YOUR OBJECTIVE: Report, as a bare number, how many lines hold "this".

== EXTRACTED MATERIAL ==

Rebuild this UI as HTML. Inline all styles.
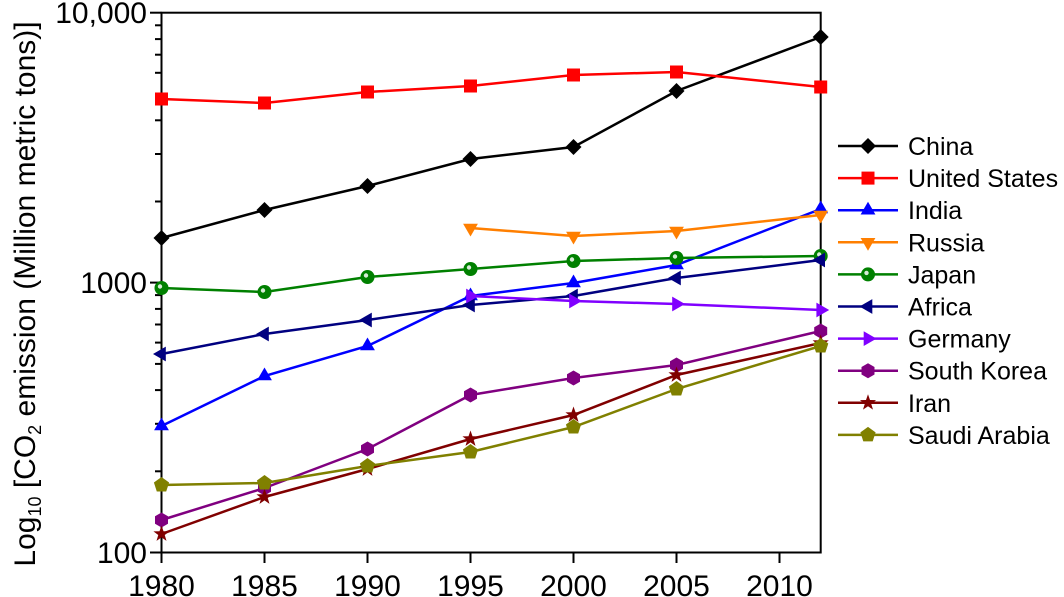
<!DOCTYPE html>
<html><head><meta charset="utf-8"><style>
html,body{margin:0;padding:0;background:#fff;}
svg{display:block;font-family:"Liberation Sans",Arial,sans-serif;}
</style></head><body>
<svg width="1064" height="597" viewBox="0 0 1064 597" xmlns="http://www.w3.org/2000/svg">
<defs>
<polygon id="dia" points="8,0 0,8 -8,0 0,-8"/>
<rect id="sq" x="-6.5" y="-6.5" width="13" height="13"/>
<polygon id="tu" points="0,-8.5 7.4,4.3 -7.4,4.3"/>
<polygon id="td" points="0,8.5 7.4,-4.3 -7.4,-4.3"/>
<polygon id="tl" points="-8.5,0 4.3,-7.4 4.3,7.4"/>
<polygon id="tr" points="8.5,0 -4.3,-7.4 -4.3,7.4"/>
<polygon id="hx" points="0,7.5 -6.5,3.75 -6.5,-3.75 0,-7.5 6.5,-3.75 6.5,3.75"/>
<polygon id="pt" points="0,-8 7.6,-2.47 4.7,6.47 -4.7,6.47 -7.6,-2.47"/>
<polygon id="st" points="0,-8.5 2,-2.75 8.08,-2.63 3.23,1.05 5,6.88 0,3.4 -5,6.88 -3.23,1.05 -8.08,-2.63 -2,-2.75"/>
<g id="ci"><circle r="7"/><circle cx="-1.5" cy="-1.5" r="2.2" fill="#d8ecd8"/></g>
</defs>
<rect x="161.5" y="12.7" width="659.2" height="539.8" fill="none" stroke="#000" stroke-width="2"/>
<g stroke="#000" stroke-width="2">
<line x1="150" x2="161.5" y1="12.7" y2="12.7"/>
<line x1="150" x2="161.5" y1="282.6" y2="282.6"/>
<line x1="150" x2="161.5" y1="552.5" y2="552.5"/>
<line x1="155" x2="161.5" y1="471.3" y2="471.3"/>
<line x1="155" x2="161.5" y1="423.8" y2="423.8"/>
<line x1="155" x2="161.5" y1="390.1" y2="390.1"/>
<line x1="155" x2="161.5" y1="363.9" y2="363.9"/>
<line x1="155" x2="161.5" y1="342.6" y2="342.6"/>
<line x1="155" x2="161.5" y1="324.5" y2="324.5"/>
<line x1="155" x2="161.5" y1="308.9" y2="308.9"/>
<line x1="155" x2="161.5" y1="295.1" y2="295.1"/>
<line x1="155" x2="161.5" y1="201.5" y2="201.5"/>
<line x1="155" x2="161.5" y1="154.0" y2="154.0"/>
<line x1="155" x2="161.5" y1="120.3" y2="120.3"/>
<line x1="155" x2="161.5" y1="94.1" y2="94.1"/>
<line x1="155" x2="161.5" y1="72.8" y2="72.8"/>
<line x1="155" x2="161.5" y1="54.7" y2="54.7"/>
<line x1="155" x2="161.5" y1="39.1" y2="39.1"/>
<line x1="155" x2="161.5" y1="25.3" y2="25.3"/>
<line x1="161.5" x2="161.5" y1="552.5" y2="563"/>
<line x1="264.5" x2="264.5" y1="552.5" y2="563"/>
<line x1="367.5" x2="367.5" y1="552.5" y2="563"/>
<line x1="470.5" x2="470.5" y1="552.5" y2="563"/>
<line x1="573.5" x2="573.5" y1="552.5" y2="563"/>
<line x1="676.5" x2="676.5" y1="552.5" y2="563"/>
<line x1="779.5" x2="779.5" y1="552.5" y2="563"/>
</g>
<g font-size="30" text-anchor="end" fill="#000">
<text x="147" y="23">10,000</text>
<text x="147" y="293">1000</text>
<text x="147" y="563">100</text>
</g>
<g font-size="30" text-anchor="middle" fill="#000">
<text x="161.5" y="596">1980</text>
<text x="264.5" y="596">1985</text>
<text x="367.5" y="596">1990</text>
<text x="470.5" y="596">1995</text>
<text x="573.5" y="596">2000</text>
<text x="676.5" y="596">2005</text>
<text x="779.5" y="596">2010</text>
</g>
<text transform="translate(35,294) rotate(-90)" font-size="30" text-anchor="middle">Log<tspan font-size="18" dy="6">10</tspan><tspan dy="-6"> [CO</tspan><tspan font-size="18" dy="6">2</tspan><tspan dy="-6"> emission (Million metric tons)]</tspan></text>

<g fill="none" stroke-width="2.5">
<polyline stroke="#000" points="161.5,238 264.5,210 367.5,186 470.5,159 573.5,147 676.5,91 820.7,37"/>
<polyline stroke="#f00" points="161.5,99 264.5,103 367.5,92 470.5,86 573.5,75 676.5,72 820.7,87"/>
<polyline stroke="#00f" points="161.5,426 264.5,376 367.5,346 470.5,296 573.5,283 676.5,265 820.7,209"/>
<polyline stroke="#ff7f00" points="470.5,228 573.5,236 676.5,231 820.7,215"/>
<polyline stroke="#008000" points="161.5,288 264.5,292 367.5,277 470.5,269 573.5,261 676.5,258 820.7,256"/>
<polyline stroke="#000080" points="161.5,354 264.5,334 367.5,320 470.5,305 573.5,296 676.5,278 820.7,260"/>
<polyline stroke="#8000ff" points="470.5,296 573.5,301 676.5,304 820.7,310"/>
<polyline stroke="#800080" points="161.5,520 264.5,488 367.5,449 470.5,395 573.5,378 676.5,365 820.7,331"/>
<polyline stroke="#800000" points="161.5,534 264.5,497 367.5,469 470.5,439 573.5,415 676.5,375 820.7,343"/>
<polyline stroke="#808000" points="161.5,485 264.5,483 367.5,466 470.5,452 573.5,427 676.5,389 820.7,346"/>
</g>
<g fill="#000"><use href="#dia" x="161.5" y="238"/><use href="#dia" x="264.5" y="210"/><use href="#dia" x="367.5" y="186"/><use href="#dia" x="470.5" y="159"/><use href="#dia" x="573.5" y="147"/><use href="#dia" x="676.5" y="91"/><use href="#dia" x="820.7" y="37"/></g>
<g fill="#f00"><use href="#sq" x="161.5" y="99"/><use href="#sq" x="264.5" y="103"/><use href="#sq" x="367.5" y="92"/><use href="#sq" x="470.5" y="86"/><use href="#sq" x="573.5" y="75"/><use href="#sq" x="676.5" y="72"/><use href="#sq" x="820.7" y="87"/></g>
<g fill="#00f"><use href="#tu" x="161.5" y="426"/><use href="#tu" x="264.5" y="376"/><use href="#tu" x="367.5" y="346"/><use href="#tu" x="470.5" y="296"/><use href="#tu" x="573.5" y="283"/><use href="#tu" x="676.5" y="265"/><use href="#tu" x="820.7" y="209"/></g>
<g fill="#ff7f00"><use href="#td" x="470.5" y="228"/><use href="#td" x="573.5" y="236"/><use href="#td" x="676.5" y="231"/><use href="#td" x="820.7" y="215"/></g>
<g fill="#008000"><use href="#ci" x="161.5" y="288"/><use href="#ci" x="264.5" y="292"/><use href="#ci" x="367.5" y="277"/><use href="#ci" x="470.5" y="269"/><use href="#ci" x="573.5" y="261"/><use href="#ci" x="676.5" y="258"/><use href="#ci" x="820.7" y="256"/></g>
<g fill="#000080"><use href="#tl" x="161.5" y="354"/><use href="#tl" x="264.5" y="334"/><use href="#tl" x="367.5" y="320"/><use href="#tl" x="470.5" y="305"/><use href="#tl" x="573.5" y="296"/><use href="#tl" x="676.5" y="278"/><use href="#tl" x="820.7" y="260"/></g>
<g fill="#8000ff"><use href="#tr" x="470.5" y="296"/><use href="#tr" x="573.5" y="301"/><use href="#tr" x="676.5" y="304"/><use href="#tr" x="820.7" y="310"/></g>
<g fill="#800080"><use href="#hx" x="161.5" y="520"/><use href="#hx" x="264.5" y="488"/><use href="#hx" x="367.5" y="449"/><use href="#hx" x="470.5" y="395"/><use href="#hx" x="573.5" y="378"/><use href="#hx" x="676.5" y="365"/><use href="#hx" x="820.7" y="331"/></g>
<g fill="#800000"><use href="#st" x="161.5" y="534"/><use href="#st" x="264.5" y="497"/><use href="#st" x="367.5" y="469"/><use href="#st" x="470.5" y="439"/><use href="#st" x="573.5" y="415"/><use href="#st" x="676.5" y="375"/><use href="#st" x="820.7" y="343"/></g>
<g fill="#808000"><use href="#pt" x="161.5" y="485"/><use href="#pt" x="264.5" y="483"/><use href="#pt" x="367.5" y="466"/><use href="#pt" x="470.5" y="452"/><use href="#pt" x="573.5" y="427"/><use href="#pt" x="676.5" y="389"/><use href="#pt" x="820.7" y="346"/></g>

<g stroke-width="2.5">
<line x1="838" x2="898" y1="146" y2="146" stroke="#000"/>
<line x1="838" x2="898" y1="178.1" y2="178.1" stroke="#f00"/>
<line x1="838" x2="898" y1="210.2" y2="210.2" stroke="#00f"/>
<line x1="838" x2="898" y1="242.3" y2="242.3" stroke="#ff7f00"/>
<line x1="838" x2="898" y1="274.4" y2="274.4" stroke="#008000"/>
<line x1="838" x2="898" y1="306.5" y2="306.5" stroke="#000080"/>
<line x1="838" x2="898" y1="338.6" y2="338.6" stroke="#8000ff"/>
<line x1="838" x2="898" y1="370.7" y2="370.7" stroke="#800080"/>
<line x1="838" x2="898" y1="402.8" y2="402.8" stroke="#800000"/>
<line x1="838" x2="898" y1="434.9" y2="434.9" stroke="#808000"/>
</g>
<use href="#dia" x="868" y="146" fill="#000"/>
<use href="#sq" x="868" y="178.1" fill="#f00"/>
<use href="#tu" x="868" y="210.2" fill="#00f"/>
<use href="#td" x="868" y="242.3" fill="#ff7f00"/>
<use href="#ci" x="868" y="274.4" fill="#008000"/>
<use href="#tl" x="868" y="306.5" fill="#000080"/>
<use href="#tr" x="868" y="338.6" fill="#8000ff"/>
<use href="#hx" x="868" y="370.7" fill="#800080"/>
<use href="#st" x="868" y="402.8" fill="#800000"/>
<use href="#pt" x="868" y="434.9" fill="#808000"/>
<g font-size="25" fill="#000">
<text x="908" y="155">China</text>
<text x="908" y="187.1">United States</text>
<text x="908" y="219.2">India</text>
<text x="908" y="251.3">Russia</text>
<text x="908" y="283.4">Japan</text>
<text x="908" y="315.5">Africa</text>
<text x="908" y="347.6">Germany</text>
<text x="908" y="379.7">South Korea</text>
<text x="908" y="411.8">Iran</text>
<text x="908" y="443.9">Saudi Arabia</text>
</g>
</svg>
</body></html>
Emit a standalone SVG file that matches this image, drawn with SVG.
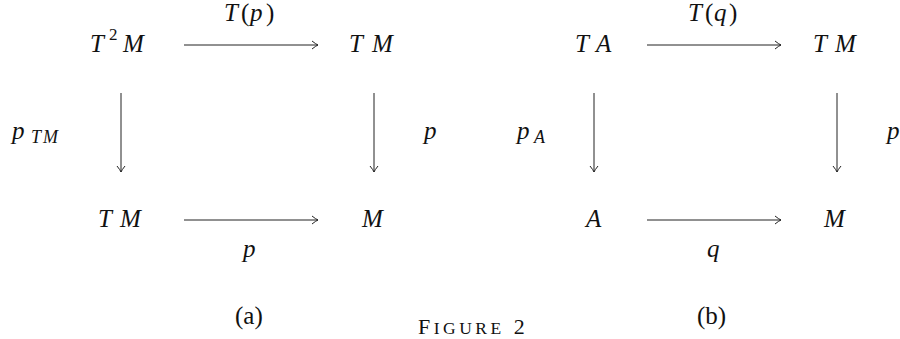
<svg xmlns="http://www.w3.org/2000/svg" width="900" height="339" viewBox="0 0 900 339">
<defs>
<style>
.m{font-family:"Liberation Serif","DejaVu Serif",serif;font-style:italic;font-size:25px;fill:#111}
.s{font-family:"Liberation Serif","DejaVu Serif",serif;font-style:italic;font-size:18px;fill:#111}
.r{font-family:"Liberation Serif","DejaVu Serif",serif;font-style:normal;font-size:25px;fill:#111}
.sup{font-family:"Liberation Serif","DejaVu Serif",serif;font-style:normal;font-size:17px;fill:#111}
.cap{font-family:"Liberation Serif","DejaVu Serif",serif;font-size:22px;fill:#111;letter-spacing:3.5px}
.a{stroke:#222;stroke-width:1;fill:none}
</style>
<marker id="ah" viewBox="-8 -5 10 10" refX="0" refY="0" markerWidth="10" markerHeight="10" markerUnits="userSpaceOnUse" orient="auto">
<path d="M-6,-4 Q-2,-0.8 0,0 Q-2,0.8 -6,4" stroke="#222" stroke-width="1" fill="none"/>
</marker>
</defs>
<rect width="900" height="339" fill="#fff"/>

<g id="a-T2M"><text class="m" x="90" y="52">T</text><text class="sup" x="109" y="40">2</text><text class="m" x="123" y="52">M</text></g>
<g id="a-TM-top"><text class="m" x="349 372" y="52">TM</text></g>
<g id="a-TM-bot"><text class="m" x="98 120" y="227">TM</text></g>
<g id="a-M"><text class="m" x="362" y="227">M</text></g>

<g id="b-TA"><text class="m" x="575 596" y="52">TA</text></g>
<g id="b-TM"><text class="m" x="813 835" y="52">TM</text></g>
<g id="b-A"><text class="m" x="586" y="227">A</text></g>
<g id="b-M"><text class="m" x="824" y="227">M</text></g>

<g id="connectors">
<line class="a" x1="184" y1="45" x2="318" y2="45" marker-end="url(#ah)"/>
<line class="a" x1="184" y1="220" x2="318" y2="220" marker-end="url(#ah)"/>
<line class="a" x1="121" y1="93" x2="121" y2="172" marker-end="url(#ah)"/>
<line class="a" x1="374" y1="93" x2="374" y2="172" marker-end="url(#ah)"/>
<line class="a" x1="647" y1="45" x2="781" y2="45" marker-end="url(#ah)"/>
<line class="a" x1="647" y1="220" x2="781" y2="220" marker-end="url(#ah)"/>
<line class="a" x1="594" y1="93" x2="594" y2="172" marker-end="url(#ah)"/>
<line class="a" x1="837" y1="93" x2="837" y2="172" marker-end="url(#ah)"/>
</g>

<g id="labels">
<text y="21"><tspan class="m" x="224">T</tspan><tspan class="r" x="241">(</tspan><tspan class="m" x="250">p</tspan><tspan class="r" x="266">)</tspan></text>
<text y="21"><tspan class="m" x="688">T</tspan><tspan class="r" x="705">(</tspan><tspan class="m" x="714">q</tspan><tspan class="r" x="729">)</tspan></text>
<text class="m" x="12" y="139">p</text><text class="s" x="31 43" y="143">TM</text>
<text class="m" x="424" y="139">p</text>
<text class="m" x="517" y="139">p</text><text class="s" x="534" y="143">A</text>
<text class="m" x="887" y="139">p</text>
<text class="m" x="243" y="257">p</text>
<text class="m" x="707" y="257">q</text>
<text class="r" x="235" y="324">(a)</text>
<text class="r" x="697" y="324">(b)</text>
<text class="cap" x="418" y="334">F<tspan font-size="17.5px">IGURE</tspan> 2</text>
</g>
</svg>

===

TASK RESULT: 2